Shanghai will also launch a plethora of metaverse projects, such as digital IPs and virtual idols. On July 15, Shanghai released its digital economy development plan during the 14th Five Year Plan era and explicitly mentioned “supporting leading companies to explore establishing an NFT trading market.” Shanghai’s high-tech industrial park has since founded a metaverse innovation association, and the city will host the 2022 World Artificial Intelligence Conference this September, in which the metaverse will play a central role.

Shanghai hosted the 2021 World Artificial Intelligence Conference last July. Photo: WAIC

Meanwhile, Guangzhou announced in late July that its Nansha district has established a metaverse industry zone and enacted nine measures to boost local metaverse development in terms of human capital, R&D, and technology advancement. Notably, they include financial support as high as $29.6 million (200 million RMB) for metaverse platforms with “key technological innovation effects” and rent exemption for as long as three years for small and medium firms. Days later, the Guangzhou Arbitration Commission entered into a cooperation agreement with Zhuhai Yuanbang Technology Company to establish the world’s first “metaverse arbitration agency.” Guangzhou is also hosting the first “Bay Area Metaverse Digital Art Festival” that features three stages: digital art and design contest, digital art exhibition, and digital art urban carnival.

China’s unique metaverse model and its impact on brands

The fact that major Chinese cities are leading the metaverse development in China seems somewhat counterintuitive. After all, the metaverse and Web 3 are supposed to be de-centralized and led by initiatives from private individuals and companies. But as in many cases when it comes to China, the Chinese metaverse follows its own developmental logic.

“Chinese cities with big digital industries definitely see the potential of the metaverse 20 to 30 years from now and are building a ‘China Model’ for NFTs and other features of the metaverse,” said Kendra Schaefer, Partner, Tech, at Trivium China. a Beijing-based strategic advisory consultancy. “There is a growing understanding that the technologies behind NFTs will be driving the digital economy in the future.”

At the same time, China seeks to eliminate loopholes in the metaverse that can potentially challenge its tight controls in many areas, such as in foreign exchange. “Regulators don’t want transactions to be based on cryptocurrencies, so they are supporting companies that trade NFTs based on the RMB and conform to China’s rapidly changing technological ecosystem that is also increasingly diverging from the rest of the world,” stated Kendra.

Patrice Nordey identified a shift in China’s regulatory approach compared to before the tech sector crackdown: “China’s internet regulation has been very business-friendly, letting players experiment and grow their businesses first and apply the regulation framework later. Now, the government is much more proactive, making strict rules before the metaverse and NFT markets even develop.
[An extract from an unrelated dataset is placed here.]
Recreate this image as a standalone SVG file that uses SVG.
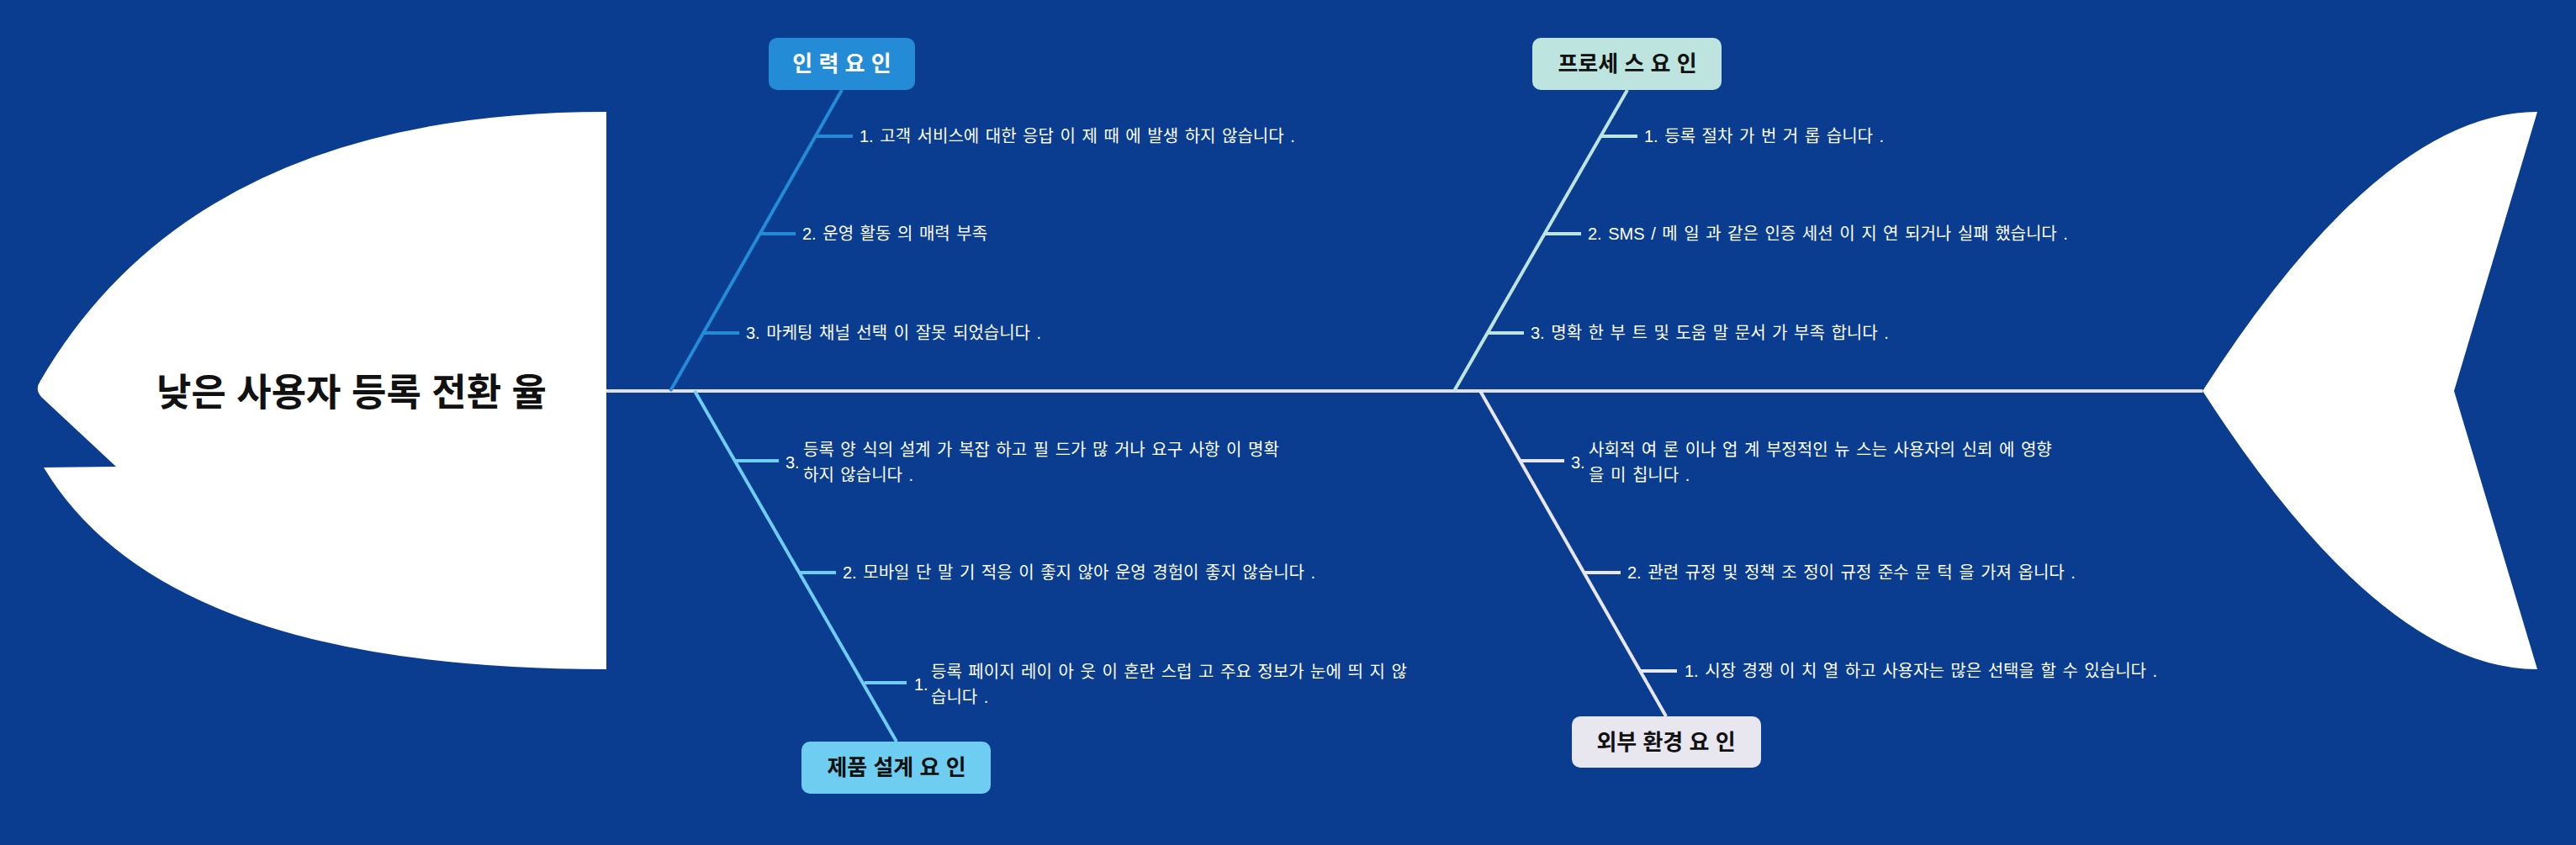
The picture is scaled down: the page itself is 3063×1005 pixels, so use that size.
<svg xmlns="http://www.w3.org/2000/svg" width="3063" height="1005" viewBox="0 0 3063 1005">
<style>
.t{font-family:"Liberation Sans","Noto Sans CJK KR",sans-serif;}
.cause{font-size:20px;fill:#ffffff;dominant-baseline:central;word-spacing:2px;}
.cat{font-size:26px;font-weight:bold;text-anchor:middle;dominant-baseline:central;}
.bone{fill:none;stroke-width:4;stroke-linecap:butt;}
.c1{stroke:#248bd6;}
.c2{stroke:#bde4de;}
.c3{stroke:#6ecdf0;}
.c4{stroke:#e8e6ef;}
</style>
<rect x="0" y="0" width="3063" height="1005" fill="#0a3d8f"/>

<g id="connectors">
  <line class="bone" x1="721" y1="465" x2="2619" y2="465" stroke="#dfe0e8" stroke-width="4"/>
  <line class="bone c1" x1="1001" y1="107" x2="797" y2="465"/>
  <line class="bone c1" x1="970" y1="162" x2="1014" y2="162"/>
  <line class="bone c1" x1="904" y1="278" x2="946" y2="278"/>
  <line class="bone c1" x1="837" y1="396" x2="879" y2="396"/>
  <line class="bone c2" x1="1935" y1="107" x2="1729" y2="465"/>
  <line class="bone c2" x1="1903" y1="162" x2="1947" y2="162"/>
  <line class="bone c2" x1="1837" y1="278" x2="1880" y2="278"/>
  <line class="bone c2" x1="1769" y1="396" x2="1812" y2="396"/>
  <line class="bone c3" x1="826" y1="465" x2="1066" y2="882"/>
  <line class="bone c3" x1="874" y1="548" x2="926" y2="548"/>
  <line class="bone c3" x1="951" y1="681" x2="994" y2="681"/>
  <line class="bone c3" x1="1028" y1="812" x2="1078" y2="812"/>
  <line class="bone c4" x1="1760" y1="465" x2="1981" y2="852"/>
  <line class="bone c4" x1="1808" y1="548" x2="1860" y2="548"/>
  <line class="bone c4" x1="1884" y1="681" x2="1927" y2="681"/>
  <line class="bone c4" x1="1950" y1="798" x2="1994" y2="798"/>
</g>

<g id="head">
  <path d="M721,133 Q234,133 48,453 Q41,463 49,472 L138,555 L52,556 Q196,796 721,796 Z" fill="#ffffff"/>
  <text class="t" x="418" y="467" font-size="45" font-weight="bold" fill="#111111" text-anchor="middle" dominant-baseline="central">낮은 사용자 등록 전환 율</text>
</g>

<g id="tail">
  <path d="M2619,465 Q2832,133 3017,133 L2918,465 L3017,796 Q2832,796 2619,465 Z" fill="#ffffff"/>
</g>

<g id="cat-manpower">
  <rect x="914" y="45" width="174" height="62" rx="10" fill="#248bd6"/>
  <text class="t cat" x="1001" y="76" fill="#ffffff">인 력 요 인</text>
</g>
<g id="cause-manpower-1"><text class="t cause" x="1022" y="162">1. 고객 서비스에 대한 응답 이 제 때 에 발생 하지 않습니다 .</text></g>
<g id="cause-manpower-2"><text class="t cause" x="954" y="278">2. 운영 활동 의 매력 부족</text></g>
<g id="cause-manpower-3"><text class="t cause" x="887" y="396">3. 마케팅 채널 선택 이 잘못 되었습니다 .</text></g>

<g id="cat-process">
  <rect x="1822" y="45" width="225" height="62" rx="10" fill="#bde4de"/>
  <text class="t cat" x="1935" y="76" fill="#111111">프로세 스 요 인</text>
</g>
<g id="cause-process-1"><text class="t cause" x="1955" y="162">1. 등록 절차 가 번 거 롭 습니다 .</text></g>
<g id="cause-process-2"><text class="t cause" x="1888" y="278">2. SMS / 메 일 과 같은 인증 세션 이 지 연 되거나 실패 했습니다 .</text></g>
<g id="cause-process-3"><text class="t cause" x="1820" y="396">3. 명확 한 부 트 및 도움 말 문서 가 부족 합니다 .</text></g>

<g id="cat-product">
  <rect x="953" y="882" width="225" height="62" rx="10" fill="#6ecdf0"/>
  <text class="t cat" x="1066" y="913" fill="#111111">제품 설계 요 인</text>
</g>
<g id="cause-product-3">
  <text class="t cause" x="934" y="550">3.</text>
  <text class="t cause" x="955" y="535">등록 양 식의 설계 가 복잡 하고 필 드가 많 거나 요구 사항 이 명확</text>
  <text class="t cause" x="955" y="565">하지 않습니다 .</text>
</g>
<g id="cause-product-2"><text class="t cause" x="1002" y="681">2. 모바일 단 말 기 적응 이 좋지 않아 운영 경험이 좋지 않습니다 .</text></g>
<g id="cause-product-1">
  <text class="t cause" x="1087" y="814">1.</text>
  <text class="t cause" x="1107" y="799">등록 페이지 레이 아 웃 이 혼란 스럽 고 주요 정보가 눈에 띄 지 않</text>
  <text class="t cause" x="1107" y="829">습니다 .</text>
</g>

<g id="cat-external">
  <rect x="1869" y="852" width="225" height="61" rx="10" fill="#e8e6ef"/>
  <text class="t cat" x="1981" y="883" fill="#111111">외부 환경 요 인</text>
</g>
<g id="cause-external-3">
  <text class="t cause" x="1868" y="550">3.</text>
  <text class="t cause" x="1889" y="535">사회적 여 론 이나 업 계 부정적인 뉴 스는 사용자의 신뢰 에 영향</text>
  <text class="t cause" x="1889" y="565">을 미 칩니다 .</text>
</g>
<g id="cause-external-2"><text class="t cause" x="1935" y="681">2. 관련 규정 및 정책 조 정이 규정 준수 문 턱 을 가져 옵니다 .</text></g>
<g id="cause-external-1"><text class="t cause" x="2003" y="798">1. 시장 경쟁 이 치 열 하고 사용자는 많은 선택을 할 수 있습니다 .</text></g>
</svg>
The stronger enforcement also motivated players to self-regulate.”

For international brands, this model again emphasizes the necessity of having a China-specific metaverse approach. As Jing Daily had previously suggested, when engaging young Chinese consumers through the metaverse or digital collectibles, brands should prioritize hype-building over revenue and include a physical component to avoid being seen as offering investment products.

“Chinese tech platforms are superb in enabling new applications for the metaverse, and the role of brands is to create fun and innovative applications to expand their brand universes accordingly. Otherwise, China’s local players will take market shares away by using these applications,” commented Gregory Cole, Managing Partner at éCLAIR Asia, a boutique lifestyle communications consultancy. “Government initiatives can be quite beneficial for international brands as well. Brands can demonstrate their commitment to the China market by participating in related exhibitions and expos.”

It is challenging for international players to navigate the duality of China’s metaverse, but in order to succeed in China in the long run, they must start developing their capabilities to identify and embrace opportunities in both its public and private aspects.